Tiffany: Who needs this most?

Tyler: Anyone drowning in information but starving for insight. Leaders making decisions with incomplete data. Parents trying to navigate impossible choices. People feeling overwhelmed by expert disagreement. Basically, anyone who has access to more information than wisdom.

Tiffany: What’s the biggest barrier to actually using these tools?

Tyler: The myth that good thinking should happen automatically. We expect our minds to work like computers – fast, efficient, error-free. Real thinking is messy, iterative, sometimes inefficient. These tools honor that messiness instead of pretending we can bypass it.

Tiffany: If someone could only implement one of these tools, which would you choose?
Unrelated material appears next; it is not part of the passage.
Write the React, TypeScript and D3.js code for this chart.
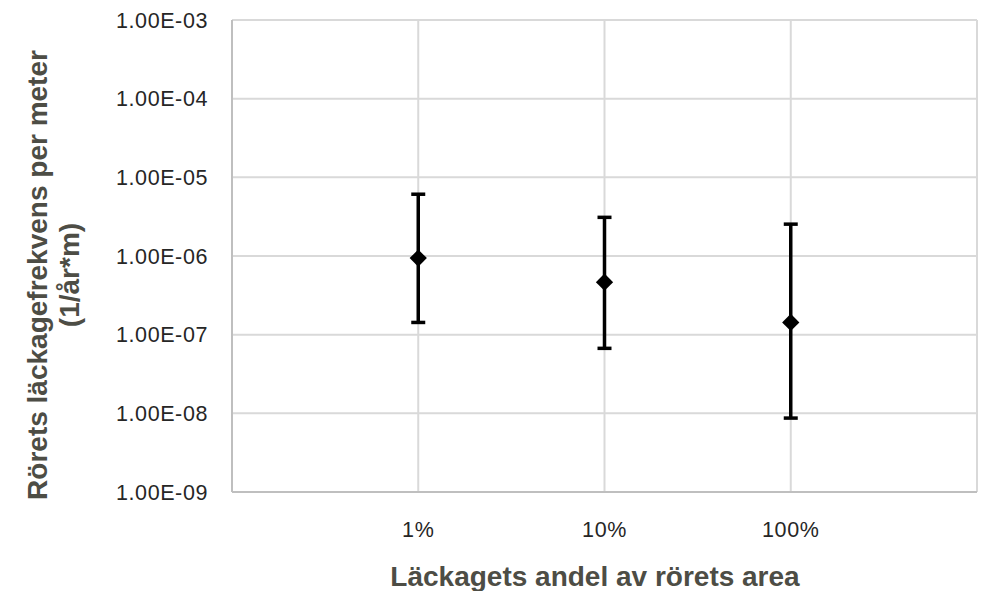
import React, { useEffect, useRef } from 'react';
import * as d3 from 'd3';

// categories on x
const categories = ['1%', '10%', '100%'];
// point estimates and error bar ends (1/år*m)
const centerValues = [9.4e-7, 4.65e-7, 1.43e-7];
const upperValues = [6.1e-6, 3.1e-6, 2.54e-6];
const lowerValues = [1.43e-7, 6.7e-8, 8.7e-9];
// y ticks
const yTicks = [1e-9, 1e-8, 1e-7, 1e-6, 1e-5, 1e-4, 1e-3];
const yTickLabels = ['1.00E-09', '1.00E-08', '1.00E-07', '1.00E-06', '1.00E-05', '1.00E-04', '1.00E-03'];

const App = () => {
  const ref = useRef<SVGSVGElement | null>(null);

  useEffect(() => {
    const width = 992;
    const height = 591;
    const plot = { left: 232, right: 977, top: 20, bottom: 492 };
    const font = '"Liberation Sans", Arial, sans-serif';

    const svg = d3.select(ref.current);
    svg.selectAll('*').remove();
    svg.attr('width', width).attr('height', height).style('font-family', font);

    const x = d3.scaleLinear().domain([0, categories.length + 1]).range([plot.left, plot.right]);
    const y = d3.scaleLog().domain([1e-9, 1e-3]).range([plot.bottom, plot.top]);

    // horizontal grid
    svg
      .append('g')
      .selectAll('line')
      .data(yTicks.slice(1))
      .enter()
      .append('line')
      .attr('x1', plot.left)
      .attr('x2', plot.right)
      .attr('y1', d => y(d))
      .attr('y2', d => y(d))
      .attr('stroke', '#d9d9d9')
      .attr('stroke-width', 2);

    // vertical grid
    svg
      .append('g')
      .selectAll('line')
      .data(d3.range(1, categories.length + 2))
      .enter()
      .append('line')
      .attr('x1', d => x(d))
      .attr('x2', d => x(d))
      .attr('y1', plot.top)
      .attr('y2', plot.bottom)
      .attr('stroke', '#d9d9d9')
      .attr('stroke-width', 2);

    // axes lines
    svg
      .append('line')
      .attr('x1', plot.left)
      .attr('x2', plot.left)
      .attr('y1', plot.top)
      .attr('y2', plot.bottom)
      .attr('stroke', '#bfbfbf')
      .attr('stroke-width', 2);
    svg
      .append('line')
      .attr('x1', plot.left)
      .attr('x2', plot.right)
      .attr('y1', plot.bottom)
      .attr('y2', plot.bottom)
      .attr('stroke', '#bfbfbf')
      .attr('stroke-width', 2);

    // y tick labels
    svg
      .append('g')
      .selectAll('text')
      .data(yTicks)
      .enter()
      .append('text')
      .attr('x', 208)
      .attr('y', d => y(d))
      .attr('dy', '0.35em')
      .attr('text-anchor', 'end')
      .style('font-size', '21.5px')
      .style('letter-spacing', '0.6px')
      .style('fill', '#262626')
      .text((d, i) => yTickLabels[i]);

    // x tick labels
    svg
      .append('g')
      .selectAll('text')
      .data(categories)
      .enter()
      .append('text')
      .attr('x', (d, i) => x(i + 1))
      .attr('y', 537)
      .attr('text-anchor', 'middle')
      .style('font-size', '21.5px')
      .style('letter-spacing', '0.6px')
      .style('fill', '#262626')
      .text(d => d);

    // error bars
    const bars = svg
      .append('g')
      .selectAll('g')
      .data(categories)
      .enter()
      .append('g');

    bars
      .append('line')
      .attr('x1', (d, i) => x(i + 1))
      .attr('x2', (d, i) => x(i + 1))
      .attr('y1', (d, i) => y(upperValues[i]))
      .attr('y2', (d, i) => y(lowerValues[i]))
      .attr('stroke', '#000')
      .attr('stroke-width', 3.5);

    bars
      .append('line')
      .attr('x1', (d, i) => x(i + 1) - 7)
      .attr('x2', (d, i) => x(i + 1) + 7)
      .attr('y1', (d, i) => y(upperValues[i]))
      .attr('y2', (d, i) => y(upperValues[i]))
      .attr('stroke', '#000')
      .attr('stroke-width', 3.5);

    bars
      .append('line')
      .attr('x1', (d, i) => x(i + 1) - 7)
      .attr('x2', (d, i) => x(i + 1) + 7)
      .attr('y1', (d, i) => y(lowerValues[i]))
      .attr('y2', (d, i) => y(lowerValues[i]))
      .attr('stroke', '#000')
      .attr('stroke-width', 3.5);

    // diamond markers
    const diamond = d3.symbol().type(d3.symbolDiamond2).size(190);
    bars
      .append('path')
      .attr('d', diamond)
      .attr('transform', (d, i) => `translate(${x(i + 1)},${y(centerValues[i])})`)
      .attr('fill', '#000');

    // x axis title
    svg
      .append('text')
      .attr('x', 595)
      .attr('y', 586)
      .attr('text-anchor', 'middle')
      .style('font-size', '28px')
      .style('font-weight', 'bold')
      .style('fill', '#4d4d45')
      .text('Läckagets andel av rörets area');

    // y axis title (two lines)
    const yTitle = svg
      .append('text')
      .attr('transform', 'translate(0,275) rotate(-90)')
      .attr('text-anchor', 'middle')
      .style('font-size', '28px')
      .style('font-weight', 'bold')
      .style('fill', '#4d4d45');
    yTitle.append('tspan').attr('x', 0).attr('y', 47).text('Rörets läckagefrekvens per meter');
    yTitle.append('tspan').attr('x', 0).attr('y', 79).text('(1/år*m)');
  }, []);

  return (
    <div style={{ position: 'absolute', left: 0, top: 0 }}>
      <svg ref={ref} />
    </div>
  );
};

export default App;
Tyler: Start with whatever feels most natural. If you’re analytical, try the mind mapping. If you’re kinesthetic, start with the third things approach. If you’re drowning in AI-generated content, use the cognitive mirror technique. The goal isn’t perfect implementation – it’s making some part of your thinking visible so you can evaluate and improve it.

Tiffany: Any final thoughts for people wondering if this is worth the effort?

Tyler: We live in an age where AI can generate compelling content faster than we can think. The differentiator isn’t who has better AI tools – it’s who can maintain conscious direction over those tools. These four practices help you stay in the driver’s seat of your own intellectual development. That seems worth eight minutes of consideration.